- SHORT EXERCISE
Your task is to copy the listing exactly. Drop any pictures from the copy.

- DATA EXTRACT
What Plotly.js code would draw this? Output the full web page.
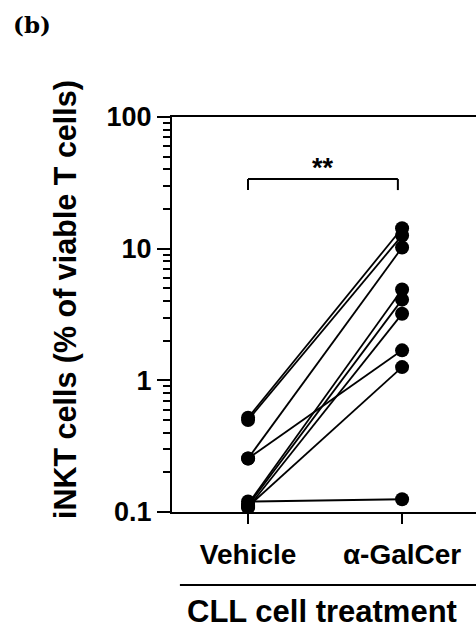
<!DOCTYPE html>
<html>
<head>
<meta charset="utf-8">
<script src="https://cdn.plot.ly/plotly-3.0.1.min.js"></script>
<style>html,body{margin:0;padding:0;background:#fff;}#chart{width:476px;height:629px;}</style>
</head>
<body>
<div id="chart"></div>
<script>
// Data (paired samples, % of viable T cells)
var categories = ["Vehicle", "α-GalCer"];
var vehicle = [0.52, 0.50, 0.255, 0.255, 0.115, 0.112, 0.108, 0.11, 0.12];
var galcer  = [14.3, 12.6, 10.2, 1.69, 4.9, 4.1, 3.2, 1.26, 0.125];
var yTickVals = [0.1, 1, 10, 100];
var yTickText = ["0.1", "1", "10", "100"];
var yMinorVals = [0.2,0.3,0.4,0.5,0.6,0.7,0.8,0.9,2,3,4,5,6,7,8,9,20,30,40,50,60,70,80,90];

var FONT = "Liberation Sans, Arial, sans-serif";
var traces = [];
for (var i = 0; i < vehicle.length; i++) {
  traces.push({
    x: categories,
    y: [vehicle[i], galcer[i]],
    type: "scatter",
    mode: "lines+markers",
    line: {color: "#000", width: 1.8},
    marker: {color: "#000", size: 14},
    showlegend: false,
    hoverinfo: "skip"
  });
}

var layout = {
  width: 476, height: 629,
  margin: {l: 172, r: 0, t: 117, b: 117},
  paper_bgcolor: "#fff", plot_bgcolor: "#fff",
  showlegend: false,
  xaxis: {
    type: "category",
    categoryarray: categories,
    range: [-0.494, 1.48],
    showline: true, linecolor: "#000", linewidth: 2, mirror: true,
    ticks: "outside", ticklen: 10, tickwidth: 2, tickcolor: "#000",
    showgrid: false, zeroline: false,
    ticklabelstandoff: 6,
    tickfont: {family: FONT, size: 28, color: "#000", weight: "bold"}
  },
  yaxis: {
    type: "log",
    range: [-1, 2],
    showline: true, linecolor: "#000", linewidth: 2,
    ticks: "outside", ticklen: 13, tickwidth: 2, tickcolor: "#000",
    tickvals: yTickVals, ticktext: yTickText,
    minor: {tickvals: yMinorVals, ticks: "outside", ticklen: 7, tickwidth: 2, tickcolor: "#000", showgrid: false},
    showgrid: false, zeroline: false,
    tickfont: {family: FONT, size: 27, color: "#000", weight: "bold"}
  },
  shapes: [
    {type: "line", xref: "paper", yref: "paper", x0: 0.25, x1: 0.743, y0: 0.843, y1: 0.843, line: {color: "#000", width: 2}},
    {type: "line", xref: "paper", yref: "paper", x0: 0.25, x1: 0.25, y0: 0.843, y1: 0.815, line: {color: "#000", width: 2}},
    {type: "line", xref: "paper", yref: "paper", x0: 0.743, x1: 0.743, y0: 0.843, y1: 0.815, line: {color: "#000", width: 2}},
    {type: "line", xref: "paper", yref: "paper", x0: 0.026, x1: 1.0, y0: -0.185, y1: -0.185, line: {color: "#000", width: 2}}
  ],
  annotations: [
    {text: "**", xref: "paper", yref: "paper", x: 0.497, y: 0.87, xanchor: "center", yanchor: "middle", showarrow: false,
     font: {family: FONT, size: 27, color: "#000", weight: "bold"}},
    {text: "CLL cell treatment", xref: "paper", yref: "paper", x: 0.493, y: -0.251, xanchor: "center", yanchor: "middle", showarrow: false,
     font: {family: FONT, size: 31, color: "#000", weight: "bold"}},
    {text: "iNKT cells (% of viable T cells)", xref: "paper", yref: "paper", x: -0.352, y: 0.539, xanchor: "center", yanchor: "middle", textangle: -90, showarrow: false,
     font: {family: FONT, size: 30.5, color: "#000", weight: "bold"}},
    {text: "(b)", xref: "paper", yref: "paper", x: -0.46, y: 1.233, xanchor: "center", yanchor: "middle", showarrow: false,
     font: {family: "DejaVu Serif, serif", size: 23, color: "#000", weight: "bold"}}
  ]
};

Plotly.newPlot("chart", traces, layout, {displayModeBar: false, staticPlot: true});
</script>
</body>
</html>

- SOLVED EXERCISE
What Plotly.js code would draw this? Output the full web page.
<!DOCTYPE html>
<html>
<head>
<meta charset="utf-8">
<script src="https://cdn.plot.ly/plotly-3.0.1.min.js"></script>
<style>html,body{margin:0;padding:0;background:#fff;}#chart{width:476px;height:629px;}</style>
</head>
<body>
<div id="chart"></div>
<script>
// Data (paired samples, % of viable T cells)
var categories = ["Vehicle", "α-GalCer"];
var vehicle = [0.52, 0.50, 0.255, 0.255, 0.115, 0.112, 0.108, 0.11, 0.12];
var galcer  = [14.3, 12.6, 10.2, 1.69, 4.9, 4.1, 3.2, 1.26, 0.125];
var yTickVals = [0.1, 1, 10, 100];
var yTickText = ["0.1", "1", "10", "100"];
var yMinorVals = [0.2,0.3,0.4,0.5,0.6,0.7,0.8,0.9,2,3,4,5,6,7,8,9,20,30,40,50,60,70,80,90];

var FONT = "Liberation Sans, Arial, sans-serif";
var traces = [];
for (var i = 0; i < vehicle.length; i++) {
  traces.push({
    x: categories,
    y: [vehicle[i], galcer[i]],
    type: "scatter",
    mode: "lines+markers",
    line: {color: "#000", width: 1.8},
    marker: {color: "#000", size: 14},
    showlegend: false,
    hoverinfo: "skip"
  });
}

var layout = {
  width: 476, height: 629,
  margin: {l: 172, r: 0, t: 117, b: 117},
  paper_bgcolor: "#fff", plot_bgcolor: "#fff",
  showlegend: false,
  xaxis: {
    type: "category",
    categoryarray: categories,
    range: [-0.494, 1.48],
    showline: true, linecolor: "#000", linewidth: 2, mirror: true,
    ticks: "outside", ticklen: 10, tickwidth: 2, tickcolor: "#000",
    showgrid: false, zeroline: false,
    ticklabelstandoff: 6,
    tickfont: {family: FONT, size: 28, color: "#000", weight: "bold"}
  },
  yaxis: {
    type: "log",
    range: [-1, 2],
    showline: true, linecolor: "#000", linewidth: 2,
    ticks: "outside", ticklen: 13, tickwidth: 2, tickcolor: "#000",
    tickvals: yTickVals, ticktext: yTickText,
    minor: {tickvals: yMinorVals, ticks: "outside", ticklen: 7, tickwidth: 2, tickcolor: "#000", showgrid: false},
    showgrid: false, zeroline: false,
    tickfont: {family: FONT, size: 27, color: "#000", weight: "bold"}
  },
  shapes: [
    {type: "line", xref: "paper", yref: "paper", x0: 0.25, x1: 0.743, y0: 0.843, y1: 0.843, line: {color: "#000", width: 2}},
    {type: "line", xref: "paper", yref: "paper", x0: 0.25, x1: 0.25, y0: 0.843, y1: 0.815, line: {color: "#000", width: 2}},
    {type: "line", xref: "paper", yref: "paper", x0: 0.743, x1: 0.743, y0: 0.843, y1: 0.815, line: {color: "#000", width: 2}},
    {type: "line", xref: "paper", yref: "paper", x0: 0.026, x1: 1.0, y0: -0.185, y1: -0.185, line: {color: "#000", width: 2}}
  ],
  annotations: [
    {text: "**", xref: "paper", yref: "paper", x: 0.497, y: 0.87, xanchor: "center", yanchor: "middle", showarrow: false,
     font: {family: FONT, size: 27, color: "#000", weight: "bold"}},
    {text: "CLL cell treatment", xref: "paper", yref: "paper", x: 0.493, y: -0.251, xanchor: "center", yanchor: "middle", showarrow: false,
     font: {family: FONT, size: 31, color: "#000", weight: "bold"}},
    {text: "iNKT cells (% of viable T cells)", xref: "paper", yref: "paper", x: -0.352, y: 0.539, xanchor: "center", yanchor: "middle", textangle: -90, showarrow: false,
     font: {family: FONT, size: 30.5, color: "#000", weight: "bold"}},
    {text: "(b)", xref: "paper", yref: "paper", x: -0.46, y: 1.233, xanchor: "center", yanchor: "middle", showarrow: false,
     font: {family: "DejaVu Serif, serif", size: 23, color: "#000", weight: "bold"}}
  ]
};

Plotly.newPlot("chart", traces, layout, {displayModeBar: false, staticPlot: true});
</script>
</body>
</html>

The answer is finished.